Syllabus for GEN220: High Throughput Biological Data Processing

Course Description

This course focuses on computational skills for processing data using programming language Python and UNIX environment. No prior programming experience is required, but some basic computer skills will be useful.

With the advancement of high throughput data generation methods, a major challenge that graduate students in life sciences have to face today is to analyze large amount of biological data. The objective of this course is to provide an opportunity for graduate students with no computer science background to learn the basic skills of handling high throughput biological data. It covers the Linux/Unix environment and the importance of the command line interface; the Python programming language; program design, implementation, and testing; BioPython; Strategies for analyzing genome resequencing, RNASeq, and microbiome sequencing data. Students build hands-on skills by analyzing real high throughput biological data through homework assignments and team projects.

Units: 3

Instructor: Jason Stajich (jason.stajich@ucr.edu)

Time and location: T/T 1-3PM Boyce Hall 1467

Office Hours: Wed 9-10 and best by appointment.

https://biodataprog.github.io/GEN220_2025/

Prerequisites

Resources

None of these texts are required for completion of the course but they will provide a great deal of helpful background and examples that will improve your ability to master UNIX or Programming in Python.
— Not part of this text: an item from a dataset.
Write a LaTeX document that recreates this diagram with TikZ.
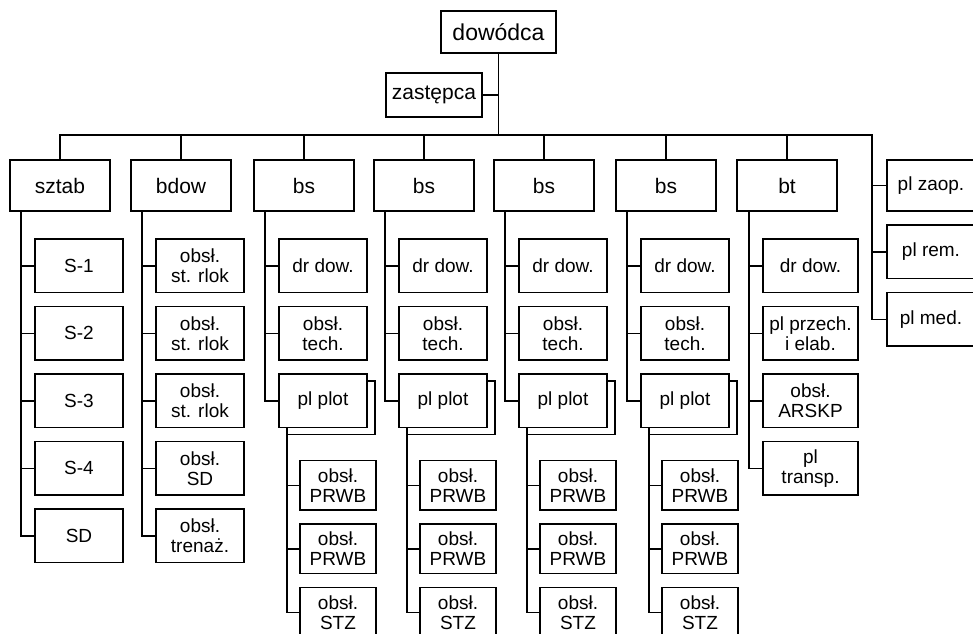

  1. Bioinformatics Data Skills: Reproducible and Robust Research with Open Source Tools. Vince Buffalo. 2015 O’Reilly & Associates. Available from O’Reilly and Associates, Amazon Free to read on UCR network (or use VPN) - Safari link.

  2. Unix and Perl to the Rescue: A Primer. Keith Bradnam and Ian Korf. Unix and Perl Primer for Biologists

  3. Unix and Perl to the rescue! Bradnam and Korf. Amazon

  4. Rosalind - An online platform to learn bioinformatics and programming in Python.

  5. Software Carpentry - https://software-carpentry.org/ and Data Carpentry - http://www.datacarpentry.org/.

  6. Berk Ekmekci, Charles E. McAnany, Cameron Mura. An Introduction to Programming for Bioscientists: A Python-Based Primer. PLoS Comp Bio. DOI: 10.1371/journal.pcbi.1004867

  7. Ken Youens-Clark. Tiny Python Projects. https://www.manning.com/books/tiny-python-projects

  8. Pat Schloss’s Riffomonas Code Club has great videos and links to programming and microbiome analyses.

Grading

Homework

Operating systems:

Projects

Schedule

Date Day Lecture Topic Notes
Sept-25 Th Course Intro / UNIX I: Cmdline, GitHub
Sept-30 Tu UNIX II: Biocluster HPCC, Running programs Homework 0 Due
Oct-2 Th UNIX III: Tools for data processing
Oct-7 Tu Python I: Variables, running, cmdline, strings, math Homework 1 Due
Oct-9 Th Python II - Logic, loops, lists, iterator; I/O reading/writing files
Oct-14 Tu Python III - Pandas and Dictionaries
Oct-16 Th Python IV - Functions, modules, BioPython Homework 2 Due
Oct-21 Tu Python V - Regular Expressions
Oct-23 Th Python Data / Bioinformatics I. Class Project Info
Oct-28 Tu Alignment and Bioinformatics Algorithms; BLAST cmdline & automation Homework 3 Due
Oct-30 Th Cluster HPC, NextFlow. Class Project Outline/Abstract due
Nov-4 Tu TBD (Stajich away)
Nov-6 Th Bioinformatics II - RNASeq analyses
Nov-11 Tu No Class - holiday
Nov-13 Th Bioinformatics III - SNPs and variants Homework 4 Due
Nov-18 Tu Bioinformatics IV - Protein Sequence analyses (HMMER, InterPro, SignalP)
Nov-20 Th Bioinformatics V - Orthology, Phylogenetics, pipeline
Nov-25 Tu Bioinformatics VI - AlphaFold Homework 5 Due
Nov-27 Th ** NO CLASS **
Dec-2 Tu Genome and Statistical Data visualizations Extra Topics
Dec-4 Th Class Presentations
Dec-10 Wed Final papers due

*note these dates and topics may changes if illness or conflict arises. Class will also vote to emphasize special topics towards the end of quarter.